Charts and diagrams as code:
● ● ● ●
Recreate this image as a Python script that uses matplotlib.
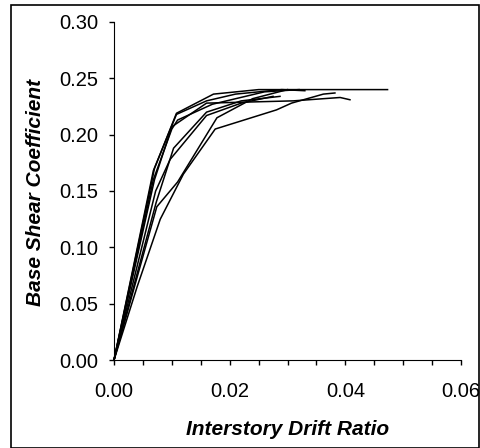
import matplotlib
matplotlib.use('Agg')
import matplotlib.pyplot as plt
from matplotlib.ticker import MultipleLocator
from matplotlib.patches import Rectangle

plt.rcParams['font.family'] = ['Liberation Sans', 'DejaVu Sans']

# pushover curves: (drift ratio, base shear coefficient)
drift_1 = [0, 0.0070, 0.0108, 0.0172, 0.0250, 0.0473]
shear_1 = [0, 0.170, 0.219, 0.236, 0.240, 0.240]
drift_2 = [0, 0.0068, 0.0108, 0.0160, 0.0210, 0.0290, 0.0330]
shear_2 = [0, 0.168, 0.218, 0.230, 0.236, 0.240, 0.239]
drift_3 = [0, 0.0070, 0.0100, 0.0160, 0.0310, 0.0391, 0.0408]
shear_3 = [0, 0.160, 0.207, 0.228, 0.230, 0.233, 0.231]
drift_4 = [0, 0.0073, 0.0103, 0.0160, 0.0220, 0.0287]
shear_4 = [0, 0.140, 0.188, 0.220, 0.230, 0.234]
drift_5 = [0, 0.0040, 0.0080, 0.0120, 0.0175, 0.0281, 0.0307, 0.0362, 0.0382]
shear_5 = [0, 0.065, 0.125, 0.165, 0.205, 0.222, 0.228, 0.236, 0.237]
drift_6 = [0, 0.0074, 0.0110, 0.0178, 0.0240, 0.0300]
shear_6 = [0, 0.136, 0.158, 0.215, 0.232, 0.240]
drift_7 = [0, 0.0072, 0.0097, 0.0160, 0.0220, 0.0275]
shear_7 = [0, 0.150, 0.178, 0.217, 0.228, 0.234]
drift_8 = [0, 0.0068, 0.0100, 0.0110, 0.0170, 0.0260, 0.0320]
shear_8 = [0, 0.160, 0.205, 0.213, 0.227, 0.238, 0.240]

curves = [(drift_1, shear_1), (drift_2, shear_2), (drift_3, shear_3),
          (drift_4, shear_4), (drift_5, shear_5), (drift_6, shear_6),
          (drift_7, shear_7), (drift_8, shear_8)]

fig = plt.figure(figsize=(4.8, 4.48), dpi=100)
ax = fig.add_axes([114/480, 1 - 360/448, 347/480, 338/448])

for xs, ys in curves:
    ax.plot(xs, ys, color='black', lw=1.1, clip_on=False)

ax.set_xlim(0, 0.06)
ax.set_ylim(0, 0.30)
ax.xaxis.set_major_locator(MultipleLocator(0.02))
ax.xaxis.set_minor_locator(MultipleLocator(0.005))
ax.yaxis.set_major_locator(MultipleLocator(0.05))
ax.xaxis.set_major_formatter(plt.FormatStrFormatter('%.2f'))
ax.yaxis.set_major_formatter(plt.FormatStrFormatter('%.2f'))
ax.spines['top'].set_visible(False)
ax.spines['right'].set_visible(False)
ax.tick_params(axis='both', which='major', length=3.6, width=1, labelsize=14.5, direction='out')
ax.tick_params(axis='x', which='minor', length=3.6, width=1, direction='out')
ax.tick_params(axis='x', pad=12)
ax.tick_params(axis='y', pad=7.5)

ax.set_xlabel('Interstory Drift Ratio', fontsize=15, fontweight='bold', style='italic')
ax.set_ylabel('Base Shear Coefficient', fontsize=15, fontweight='bold', style='italic')
ax.xaxis.set_label_coords(0.5, -0.177)
ax.yaxis.set_label_coords(-0.198, 0.495)

# outer chart border
fig.patches.append(Rectangle((11/480, 0), 468/480, 443/448, transform=fig.transFigure,
                             fill=False, edgecolor='black', lw=1.2))

fig.savefig('out.png', dpi=100)
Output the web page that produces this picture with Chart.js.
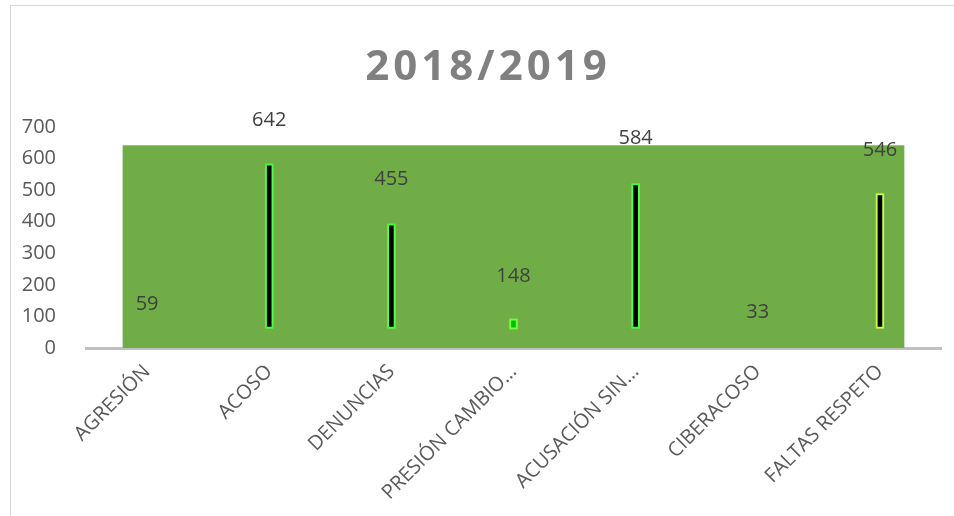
<!DOCTYPE html>
<html>
<head>
<meta charset="utf-8">
<script src="https://cdn.jsdelivr.net/npm/chart.js@4/dist/chart.umd.min.js"></script>
<style>
  body { margin: 0; background: #fff; }
  #wrap { position: relative; width: 954px; height: 516px; overflow: hidden; }
  #frame { position: absolute; left: 10px; top: 5px; width: 960px; height: 530px; border: 1px solid #d9d9d9; }
  canvas { position: absolute; left: 0; top: 0; }
</style>
</head>
<body>
<div id="wrap">
  <div id="frame"></div>
  <canvas id="chart" width="954" height="516"></canvas>
</div>
<script>
// categories and values
const categories = ['AGRESIÓN', 'ACOSO', 'DENUNCIAS', 'PRESIÓN CAMBIO…', 'ACUSACIÓN SIN…', 'CIBERACOSO', 'FALTAS RESPETO'];
const values = [59, 642, 455, 148, 584, 33, 546];

// the thin glowing strokes inside the green area
const strokeLow = [null, 62, 62, 60, 62, null, 62];
const strokeHigh = [null, 583, 393, 92, 521, null, 489];
const strokeFill = ['#000', '#000', '#000', '#00c000', '#000', '#000', '#000'];
const strokeEdge = ['#33ff33', '#33ff33', '#33ff33', '#66ff33', '#33ff33', '#33ff33', '#c8ff3c'];

const yTicks = [0, 100, 200, 300, 400, 500, 600, 700];
const title = '2018/2019';

const strokes = strokeLow.map((lo, i) => (lo === null ? null : [lo, strokeHigh[i]]));

const greenArea = {
  id: 'greenArea',
  beforeDatasetsDraw(chart) {
    const { ctx, scales: { x, y } } = chart;
    const step = x.getPixelForValue(1) - x.getPixelForValue(0);
    const left = x.getPixelForValue(0) - step * 0.2;
    const right = x.getPixelForValue(categories.length - 1) + step * 0.2;
    const top = y.getPixelForValue(Math.max(...values));
    const bottom = y.getPixelForValue(0);
    ctx.save();
    ctx.fillStyle = '#70ad47';
    ctx.fillRect(left, top, right - left, bottom - top);
    ctx.restore();
  },
  beforeDatasetDraw(chart, args) {
    if (args.index === 1) {
      chart.ctx.save();
      chart.ctx.shadowColor = 'rgba(190,255,140,0.7)';
      chart.ctx.shadowBlur = 8;
    }
  },
  afterDatasetDraw(chart, args) {
    if (args.index === 1) chart.ctx.restore();
  },
  afterDatasetsDraw(chart) {
    const { ctx, scales: { x, y } } = chart;
    ctx.save();
    ctx.font = '20px "Open Sans"';
    ctx.fillStyle = '#404040';
    ctx.textAlign = 'center';
    ctx.textBaseline = 'middle';
    values.forEach((v, i) => {
      ctx.fillText(String(v), x.getPixelForValue(i), y.getPixelForValue(v) - 25);
    });
    // title
    ctx.font = 'bold 42px "Open Sans"';
    ctx.fillStyle = '#808080';
    ctx.letterSpacing = '4px';
    ctx.fillText(title, 488, 68);
    ctx.restore();
  }
};

new Chart(document.getElementById('chart'), {
  type: 'bar',
  data: {
    labels: categories,
    datasets: [
      {
        label: '2018/2019',
        data: values,
        backgroundColor: 'rgba(0,0,0,0)',
        grouped: false
      },
      {
        label: 'trazo',
        data: strokes,
        backgroundColor: strokeFill,
        borderColor: strokeEdge,
        borderWidth: 2,
        borderSkipped: false,
        barThickness: 8,
        grouped: false
      }
    ]
  },
  options: {
    responsive: false,
    animation: false,
    layout: { padding: { left: 10, right: 13, top: 127, bottom: 0 } },
    plugins: {
      legend: { display: false },
      tooltip: { enabled: false },
      title: { display: false }
    },
    scales: {
      x: {
        grid: { display: true, drawOnChartArea: false, drawTicks: false, color: 'rgba(0,0,0,0)' },
        border: { display: true, color: '#c0c0c0', width: 3 },
        ticks: {
          color: '#595959',
          font: { family: 'Open Sans', size: 20 },
          minRotation: 45,
          maxRotation: 45,
          autoSkip: false,
          padding: 12
        },
        afterFit(scale) { scale.height = 168; }
      },
      y: {
        min: 0,
        max: 700,
        grid: { display: false },
        border: { display: false },
        afterBuildTicks(scale) { scale.ticks = yTicks.map(v => ({ value: v })); },
        ticks: {
          color: '#595959',
          font: { family: 'Open Sans', size: 20 },
          padding: 22
        },
        afterFit(scale) { scale.width = 76; }
      }
    }
  },
  plugins: [greenArea]
});
</script>
</body>
</html>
● ● ● ●
Skip the pictures and quote each line of the entries above, from the first through the line with "plt.rcParams['font.family'] = ['Liberation", exactly as it appears.

Task solution>
Recreate this image as a Python script that uses matplotlib.
import matplotlib
matplotlib.use('Agg')
import matplotlib.pyplot as plt
from matplotlib.ticker import MultipleLocator
from matplotlib.patches import Rectangle

plt.rcParams['font.family'] = ['Liberation Sans', 'DejaVu Sans']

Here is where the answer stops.